Exercise task ▸ Copy out, unchanged, the entries below from the "Convert this diagram to TikZ code." line to the final line. Omit pictures.

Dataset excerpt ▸
* * * * * * * * *

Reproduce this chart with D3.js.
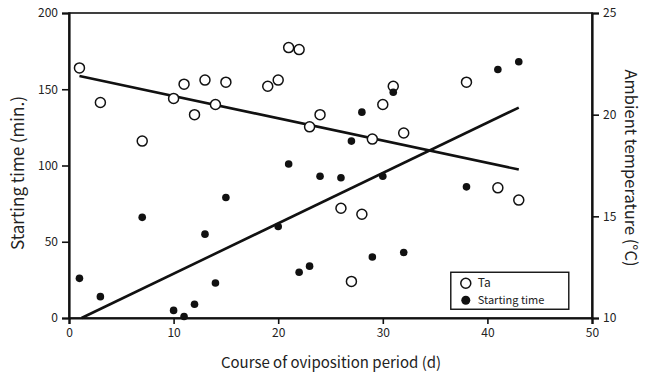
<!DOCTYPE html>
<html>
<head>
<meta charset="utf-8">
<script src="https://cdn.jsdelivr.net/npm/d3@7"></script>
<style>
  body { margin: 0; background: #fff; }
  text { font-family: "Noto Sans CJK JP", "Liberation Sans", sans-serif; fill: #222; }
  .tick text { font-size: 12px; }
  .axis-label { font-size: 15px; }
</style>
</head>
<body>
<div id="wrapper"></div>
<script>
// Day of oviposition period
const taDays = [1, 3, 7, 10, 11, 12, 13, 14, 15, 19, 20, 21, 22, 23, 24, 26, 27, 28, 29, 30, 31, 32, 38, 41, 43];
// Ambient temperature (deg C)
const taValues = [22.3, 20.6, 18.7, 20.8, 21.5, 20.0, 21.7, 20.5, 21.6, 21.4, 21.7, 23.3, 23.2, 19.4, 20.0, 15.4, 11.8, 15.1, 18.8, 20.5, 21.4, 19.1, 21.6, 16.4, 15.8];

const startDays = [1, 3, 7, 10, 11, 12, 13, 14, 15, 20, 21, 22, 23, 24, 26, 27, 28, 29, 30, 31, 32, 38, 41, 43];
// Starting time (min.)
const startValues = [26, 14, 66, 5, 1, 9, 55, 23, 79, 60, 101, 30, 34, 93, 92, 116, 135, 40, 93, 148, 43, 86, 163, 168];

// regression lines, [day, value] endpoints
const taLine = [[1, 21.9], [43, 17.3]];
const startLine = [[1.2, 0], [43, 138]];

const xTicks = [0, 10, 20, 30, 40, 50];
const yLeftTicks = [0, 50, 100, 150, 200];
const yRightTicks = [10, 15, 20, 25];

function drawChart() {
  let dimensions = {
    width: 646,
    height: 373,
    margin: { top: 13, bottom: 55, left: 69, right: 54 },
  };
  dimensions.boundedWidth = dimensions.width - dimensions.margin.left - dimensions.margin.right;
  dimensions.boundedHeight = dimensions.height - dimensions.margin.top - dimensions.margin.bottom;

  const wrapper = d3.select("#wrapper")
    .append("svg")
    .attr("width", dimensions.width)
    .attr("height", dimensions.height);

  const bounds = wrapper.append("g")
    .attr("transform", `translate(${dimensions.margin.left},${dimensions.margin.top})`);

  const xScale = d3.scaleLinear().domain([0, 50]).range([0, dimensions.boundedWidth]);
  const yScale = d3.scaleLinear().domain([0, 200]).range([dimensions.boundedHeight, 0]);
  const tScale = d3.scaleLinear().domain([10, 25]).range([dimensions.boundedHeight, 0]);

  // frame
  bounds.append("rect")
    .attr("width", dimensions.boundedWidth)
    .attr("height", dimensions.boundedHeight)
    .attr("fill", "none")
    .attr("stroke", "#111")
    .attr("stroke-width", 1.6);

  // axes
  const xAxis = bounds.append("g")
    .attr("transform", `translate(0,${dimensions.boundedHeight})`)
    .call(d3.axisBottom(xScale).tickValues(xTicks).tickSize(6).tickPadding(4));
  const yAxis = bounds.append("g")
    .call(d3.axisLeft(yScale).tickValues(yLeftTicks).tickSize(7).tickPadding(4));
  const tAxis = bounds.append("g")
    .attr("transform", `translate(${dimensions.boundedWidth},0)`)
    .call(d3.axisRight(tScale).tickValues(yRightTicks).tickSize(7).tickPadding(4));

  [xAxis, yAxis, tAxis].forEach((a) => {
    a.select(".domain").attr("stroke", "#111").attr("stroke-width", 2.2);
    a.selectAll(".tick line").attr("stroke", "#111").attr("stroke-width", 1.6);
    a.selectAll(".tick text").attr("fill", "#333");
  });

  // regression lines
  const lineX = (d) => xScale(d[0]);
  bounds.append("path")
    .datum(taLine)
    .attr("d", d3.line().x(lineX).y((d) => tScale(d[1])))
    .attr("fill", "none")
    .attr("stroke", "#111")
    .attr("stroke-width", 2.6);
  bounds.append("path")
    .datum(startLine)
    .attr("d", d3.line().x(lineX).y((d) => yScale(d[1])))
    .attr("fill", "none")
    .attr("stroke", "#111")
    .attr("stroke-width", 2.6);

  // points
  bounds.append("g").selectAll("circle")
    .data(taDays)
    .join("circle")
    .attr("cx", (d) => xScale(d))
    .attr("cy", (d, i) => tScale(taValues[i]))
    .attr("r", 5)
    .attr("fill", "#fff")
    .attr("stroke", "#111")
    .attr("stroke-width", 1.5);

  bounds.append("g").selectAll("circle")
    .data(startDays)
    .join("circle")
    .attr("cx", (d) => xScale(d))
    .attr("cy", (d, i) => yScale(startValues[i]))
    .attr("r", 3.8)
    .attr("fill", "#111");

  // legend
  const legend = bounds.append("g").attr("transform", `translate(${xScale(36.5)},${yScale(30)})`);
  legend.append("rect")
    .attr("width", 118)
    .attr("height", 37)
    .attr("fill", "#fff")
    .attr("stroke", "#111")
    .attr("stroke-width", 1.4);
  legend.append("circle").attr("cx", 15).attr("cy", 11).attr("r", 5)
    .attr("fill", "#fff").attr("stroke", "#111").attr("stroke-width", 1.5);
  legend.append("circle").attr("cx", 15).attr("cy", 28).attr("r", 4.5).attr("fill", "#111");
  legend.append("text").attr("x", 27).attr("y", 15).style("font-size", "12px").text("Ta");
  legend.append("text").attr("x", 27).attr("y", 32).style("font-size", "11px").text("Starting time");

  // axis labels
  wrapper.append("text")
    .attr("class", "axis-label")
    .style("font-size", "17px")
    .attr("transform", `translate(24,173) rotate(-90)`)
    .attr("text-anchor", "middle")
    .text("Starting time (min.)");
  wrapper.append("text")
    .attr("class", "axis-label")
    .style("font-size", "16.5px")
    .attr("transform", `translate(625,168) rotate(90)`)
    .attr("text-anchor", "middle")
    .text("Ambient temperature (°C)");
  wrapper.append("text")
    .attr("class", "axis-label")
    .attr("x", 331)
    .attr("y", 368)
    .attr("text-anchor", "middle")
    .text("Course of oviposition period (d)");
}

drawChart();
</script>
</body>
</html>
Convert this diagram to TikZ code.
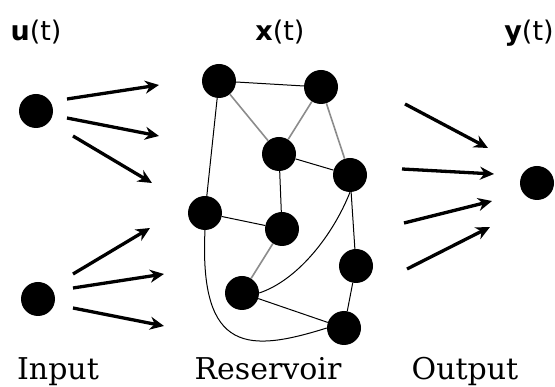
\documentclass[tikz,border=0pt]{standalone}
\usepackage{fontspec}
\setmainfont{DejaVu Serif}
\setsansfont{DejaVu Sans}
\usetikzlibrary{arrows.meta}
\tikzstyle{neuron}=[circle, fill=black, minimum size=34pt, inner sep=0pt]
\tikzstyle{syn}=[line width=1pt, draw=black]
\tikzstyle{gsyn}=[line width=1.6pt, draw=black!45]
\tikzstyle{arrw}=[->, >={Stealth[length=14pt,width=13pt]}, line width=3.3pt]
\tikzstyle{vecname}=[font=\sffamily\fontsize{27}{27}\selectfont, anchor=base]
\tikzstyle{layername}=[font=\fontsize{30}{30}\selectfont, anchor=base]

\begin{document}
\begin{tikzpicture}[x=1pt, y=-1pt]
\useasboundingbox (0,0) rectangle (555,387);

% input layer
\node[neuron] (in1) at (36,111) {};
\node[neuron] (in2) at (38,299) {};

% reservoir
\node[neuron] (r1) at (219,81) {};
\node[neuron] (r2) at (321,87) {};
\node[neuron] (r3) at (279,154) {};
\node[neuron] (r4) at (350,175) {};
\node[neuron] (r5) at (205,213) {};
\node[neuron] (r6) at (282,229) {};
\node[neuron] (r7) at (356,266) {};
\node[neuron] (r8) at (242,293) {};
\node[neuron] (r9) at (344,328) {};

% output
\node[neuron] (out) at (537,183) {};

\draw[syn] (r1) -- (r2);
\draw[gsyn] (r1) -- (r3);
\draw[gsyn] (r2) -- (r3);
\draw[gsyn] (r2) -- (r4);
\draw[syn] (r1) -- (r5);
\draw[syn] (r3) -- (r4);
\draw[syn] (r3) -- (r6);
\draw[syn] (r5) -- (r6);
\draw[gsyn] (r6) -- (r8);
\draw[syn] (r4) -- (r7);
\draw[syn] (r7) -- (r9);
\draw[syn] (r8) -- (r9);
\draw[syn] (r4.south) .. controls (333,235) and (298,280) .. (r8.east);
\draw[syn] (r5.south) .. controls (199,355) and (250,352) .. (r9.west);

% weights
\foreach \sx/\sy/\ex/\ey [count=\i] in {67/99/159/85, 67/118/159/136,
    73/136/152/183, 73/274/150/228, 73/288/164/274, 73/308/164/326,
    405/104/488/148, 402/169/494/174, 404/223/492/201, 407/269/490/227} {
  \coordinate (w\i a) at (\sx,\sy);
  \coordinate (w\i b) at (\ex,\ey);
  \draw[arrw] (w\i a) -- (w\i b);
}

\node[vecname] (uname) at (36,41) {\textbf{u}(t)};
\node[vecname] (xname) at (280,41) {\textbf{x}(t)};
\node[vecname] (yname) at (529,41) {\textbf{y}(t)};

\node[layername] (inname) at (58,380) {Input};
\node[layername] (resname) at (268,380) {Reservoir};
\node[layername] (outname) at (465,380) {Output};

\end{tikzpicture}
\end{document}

* * * * * * * * *

Result for this task ▸
Convert this diagram to TikZ code.
\documentclass[tikz,border=0pt]{standalone}
\usepackage{fontspec}
\setmainfont{DejaVu Serif}
\setsansfont{DejaVu Sans}
\usetikzlibrary{arrows.meta}
\tikzstyle{neuron}=[circle, fill=black, minimum size=34pt, inner sep=0pt]
\tikzstyle{syn}=[line width=1pt, draw=black]
\tikzstyle{gsyn}=[line width=1.6pt, draw=black!45]
\tikzstyle{arrw}=[->, >={Stealth[length=14pt,width=13pt]}, line width=3.3pt]
\tikzstyle{vecname}=[font=\sffamily\fontsize{27}{27}\selectfont, anchor=base]
\tikzstyle{layername}=[font=\fontsize{30}{30}\selectfont, anchor=base]

\begin{document}
\begin{tikzpicture}[x=1pt, y=-1pt]
\useasboundingbox (0,0) rectangle (555,387);

% input layer
\node[neuron] (in1) at (36,111) {};
\node[neuron] (in2) at (38,299) {};

% reservoir
\node[neuron] (r1) at (219,81) {};
\node[neuron] (r2) at (321,87) {};
\node[neuron] (r3) at (279,154) {};
\node[neuron] (r4) at (350,175) {};
\node[neuron] (r5) at (205,213) {};
\node[neuron] (r6) at (282,229) {};
\node[neuron] (r7) at (356,266) {};
\node[neuron] (r8) at (242,293) {};
\node[neuron] (r9) at (344,328) {};

% output
\node[neuron] (out) at (537,183) {};

\draw[syn] (r1) -- (r2);
\draw[gsyn] (r1) -- (r3);
\draw[gsyn] (r2) -- (r3);
\draw[gsyn] (r2) -- (r4);
\draw[syn] (r1) -- (r5);
\draw[syn] (r3) -- (r4);
\draw[syn] (r3) -- (r6);
\draw[syn] (r5) -- (r6);
\draw[gsyn] (r6) -- (r8);
\draw[syn] (r4) -- (r7);
\draw[syn] (r7) -- (r9);
\draw[syn] (r8) -- (r9);
\draw[syn] (r4.south) .. controls (333,235) and (298,280) .. (r8.east);
\draw[syn] (r5.south) .. controls (199,355) and (250,352) .. (r9.west);

% weights
\foreach \sx/\sy/\ex/\ey [count=\i] in {67/99/159/85, 67/118/159/136,
    73/136/152/183, 73/274/150/228, 73/288/164/274, 73/308/164/326,
    405/104/488/148, 402/169/494/174, 404/223/492/201, 407/269/490/227} {
  \coordinate (w\i a) at (\sx,\sy);
  \coordinate (w\i b) at (\ex,\ey);
  \draw[arrw] (w\i a) -- (w\i b);
}

\node[vecname] (uname) at (36,41) {\textbf{u}(t)};
\node[vecname] (xname) at (280,41) {\textbf{x}(t)};
\node[vecname] (yname) at (529,41) {\textbf{y}(t)};

\node[layername] (inname) at (58,380) {Input};
\node[layername] (resname) at (268,380) {Reservoir};
\node[layername] (outname) at (465,380) {Output};

\end{tikzpicture}
\end{document}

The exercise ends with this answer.